Against Liverpool last evening they were abject. Everything about the performance symbolised the club’s present state of affairs. Defenders—all big money signings—who have forgotten how to defend both one-on-one and as a team, a midfield of Fred and Scott Mctominay, who for all their industry, aren’t anywhere near a partnership capable of lending control to a team, and a strike force led by Cristiano Ronaldo, who, as much as he’s rescued his team at times this season, has weakened them as a collective.
Consider a few of the failings:
(1) Man United went into the season thinking what they needed was Jadon Sancho for 80 million pounds when they didn’t have a single player in their squad who was capable of controlling the midfield. The deficiencies in Fred, Mctominay and Matic, and Pogba’s inability to play without the support of more defensively minded partners, was apparent to even a casual observer of the game.
(2) Mason Greenwood, who’s offered the rarest ray of hope, has been played off the right wing, when Sancho was signed apparently to do just that. Given how well Greenwood had played last season, to see the signing of Sancho as a priority defies logic, especially when that money could have been used more efficiently elsewhere.
(3) Ronaldo’s signing has meant that Edison Cavani, even when fit, has had to start on the bench. Cavani works twice as hard as Ronaldo does, and gives a coherence to the team that is otherwise absent.
(4) Jesse Lingard, who had a great time on loan last season at West Ham, and who’s played well almost every time he’s come on for United (bar the one mistake that he made in the Champions League against FC Young Boys) has strangely been cast aside. To start Ronaldo, Greenwood, Fernandes and Rashford together and to add Pogba to that mix (as United did from the start against Leicester City and for the second half against Liverpool) is to ask for trouble.
(5) It’s years into Solskjaer’s term, and it’s still unclear how he wants his team to play. The best teams in Europe have a defined way of playing with the ball. United’s plan is to try and get it to Fernandes, Ronaldo or Rashford and hope that they’ll conjure magic. This works, on occasion, as we saw against Atalanta in the second half of the Champions League tie, but it’s not a sustainable strategy.
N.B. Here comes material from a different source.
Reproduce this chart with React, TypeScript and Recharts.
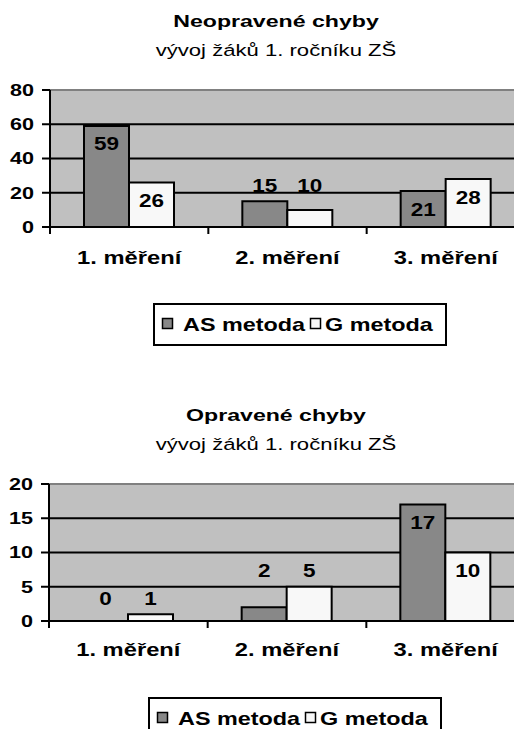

None of this means that Solskjaer’s time at United has been an unmitigated disaster. It’s fair to say that he’s done a good job, in undoing some of the terrible consequences of Jose Mourinho’s reign. But it’s also fair to say that ultimately he isn’t good enough for this level. United needs someone who can coach the team into playing with a defined style, who can use Sancho, Rashford and Greenwood’s pace and energy, who can teach the team how to play both with and without the ball.
There aren’t many obvious candidates around. The temptation would be to look at Conte or Zidane, but if the management has the best interests of the club in mind they’ll look beyond those names, they’ll look at the likes of Erik ten Hag, Julen Lopetegui, Marco Rose, or even Brendan Rodgers.